Aan de orde is daarom slechts de vraag of de beslissing waartegen beklag is ingediend in strijd is met een wettelijk voorschrift dan wel zodanig onredelijk of onbillijk is dat er een spoedeisend belang is om thans over te gaan tot schorsing van de
(verdere) tenuitvoerlegging van die beslissing. Naar het oordeel van de voorzitter is dat het geval.

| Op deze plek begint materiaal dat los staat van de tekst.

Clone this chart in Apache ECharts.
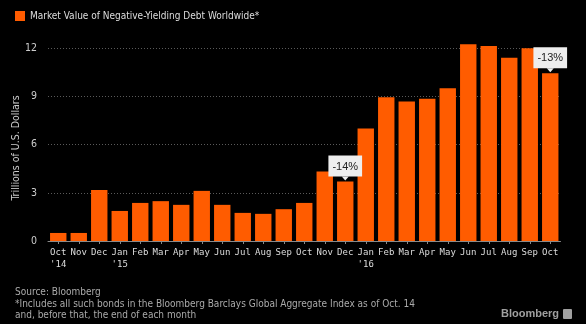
<!DOCTYPE html>
<html>
<head>
<meta charset="utf-8">
<script src="https://cdn.jsdelivr.net/npm/echarts@6/dist/echarts.min.js"></script>
<style>
html,body{margin:0;padding:0;background:#000;}
#c{width:586px;height:324px;}
</style>
</head>
<body>
<div id="c"></div>
<script>
const categories = ["Oct\n'14","Nov","Dec","Jan\n'15","Feb","Mar","Apr","May","Jun","Jul","Aug","Sep","Oct","Nov","Dec","Jan\n'16","Feb","Mar","Apr","May","Jun","Jul","Aug","Sep","Oct"];
const values = [0.5,0.5,3.18,1.87,2.37,2.48,2.25,3.12,2.25,1.75,1.69,1.98,2.37,4.33,3.7,7.0,8.94,8.69,8.85,9.5,12.25,12.14,11.4,12.0,10.44];
const yTicks = [0,3,6,9,12];
const annotIdx = [14,24];
const annotText = ['-14%','-13%'];
const seriesName = 'Market Value of Negative-Yielding Debt Worldwide*';
const yName = 'Trillions of U.S. Dollars';
const footer = ['Source: Bloomberg','*Includes all such bonds in the Bloomberg Barclays Global Aggregate Index as of Oct. 14','and, before that, the end of each month'];

const orange = '#ff5c00';
const narrow = '"Liberation Sans Narrow","DejaVu Sans Condensed","Liberation Sans",sans-serif';

const data = values.map((v,i)=>{
  const k = annotIdx.indexOf(i);
  if (k < 0) return v;
  return {
    value: v,
    label: {
      show: true, position: 'top', distance: 5,
      formatter: annotText[k],
      backgroundColor: '#eeeeee', color: '#222', padding: [5,4,4,4],
      fontSize: 11, lineHeight: 12, fontFamily: 'Liberation Sans, sans-serif'
    }
  };
});

const chart = echarts.init(document.getElementById('c'), null, {renderer:'canvas'});
chart.setOption({
  backgroundColor: '#000',
  animation: false,
  legend: {
    left: 10, top: 6, itemWidth: 10, itemHeight: 10, itemGap: 4,
    icon: 'rect',
    textStyle: {color: '#dddddd', fontSize: 10, fontFamily: narrow},
    data: [seriesName]
  },
  grid: {left: 48, right: 25.5, top: 0, bottom: 83},
  xAxis: {
    type: 'category',
    data: categories,
    axisLine: {lineStyle: {color: '#8a8a8a', width: 1}},
    axisTick: {show: true, alignWithLabel: true, length: 3, lineStyle: {color: '#8a8a8a'}},
    axisLabel: {interval: 0, color: '#dddddd', fontSize: 9, fontFamily: '"DejaVu Sans Mono", monospace', margin: 6, lineHeight: 12}
  },
  yAxis: {
    type: 'value', min: 0, max: 15, interval: 3,
    axisLine: {show: false}, axisTick: {show: false},
    axisLabel: {color: '#cccccc', fontSize: 10.5, fontFamily: narrow, margin: 11,
      formatter: v => yTicks.indexOf(v) >= 0 ? String(v) : ''},
    splitLine: {show: true, lineStyle: {color: ['transparent','#5a5a5a','#5a5a5a','#5a5a5a','#5a5a5a','transparent'], type: [1,2], width: 1}}
  },
  series: [{
    name: seriesName,
    type: 'bar',
    data: data,
    barCategoryGap: '20%',
    itemStyle: {color: orange},
    markPoint: {
      symbol: 'triangle', symbolRotate: 180, symbolSize: [7,4], symbolOffset: [0,-3],
      itemStyle: {color: '#eeeeee'},
      label: {show: false},
      silent: true,
      data: annotIdx.map(i => ({coord: [i, values[i]]}))
    }
  }],
  graphic: [
    {type: 'text', x: 16, y: 148, rotation: Math.PI/2, style: {text: yName, fill: '#cccccc', font: '10.5px ' + narrow, align: 'center', verticalAlign: 'middle'}},
    {type: 'text', left: 15, top: 287, style: {text: footer[0], fill: '#aaaaaa', font: '10px ' + narrow}},
    {type: 'text', left: 15, top: 299, style: {text: footer[1], fill: '#aaaaaa', font: '10px ' + narrow}},
    {type: 'text', left: 15, top: 310, style: {text: footer[2], fill: '#aaaaaa', font: '10px ' + narrow}},
    {type: 'text', left: 501, top: 308, style: {text: 'Bloomberg', fill: '#a0a0a0', font: 'bold 11px "Liberation Sans", sans-serif'}},
    {type: 'rect', left: 563, top: 309, shape: {width: 9, height: 10, r: 1}, style: {fill: '#a0a0a0'}}
  ]
});
</script>
</body>
</html>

Verzoeker heeft aangevoerd dat het verslag pas na enkele dagen, te weten op 28 oktober 2013, is afgehandeld. Uit de inlichtingen van de directeur, waaronder het schriftelijke verslag en de schriftelijke mededeling, komt naar voren dat het schriftelijke
verslag op 25 oktober 2013 is aangezegd en de directeur op 28 oktober 2013 aan verzoeker de onderhavige disciplinaire straf heeft opgelegd. Uit artikel 50, tweede lid, van de Pbw volgt dat de directeur zo snel mogelijk beslist over het opleggen van een
disciplinaire straf nadat hem het verslag, als bedoeld in artikel 50, eerste lid, van de Pbw, is gedaan. De directeur heeft aangegeven dat het voorval plaatsvond op vrijdagavond 25 oktober 2013 om 21.45 uur bij het oversluiten door de nachtdienst en
dat
hij,nu er in het weekend geen directielid in de inrichting is geweest, op 28 oktober 2013 om 10.30 uur het verslag heeft afgehandeld. Naar het oordeel van de voorzitter is het aan de directeur er voor zorg te dragen dat een schriftelijk verslag hem of
zijn plaatsvervanger zo spoedig mogelijk bereikt. Nu het verslag pas na drie dagen is afgehandeld en vooralsnog niet gebleken is dat sprake was van een bijzondere situatie, is het verslag dan ook – naar het voorlopig oordeel van de voorzitter – te
laat
afgehandeld. De tenuitvoerlegging van de beslissing van 28 oktober 2013 komt dan ook voor schorsing in aanmerking en het verzoek zal worden toegewezen.

2. De uitspraak
De voorzitter wijst het verzoek toe en schorst de beslissing van de directeur met onmiddellijke ingang tot het moment dat de beklagcommissie op het onderliggende beklag zal hebben beslist.

Aldus gedaan door mr. R.W. van Zuijlen, voorzitter, in tegenwoordigheid van B.A. Bogaars, secretaris, op 31 oktober 2013.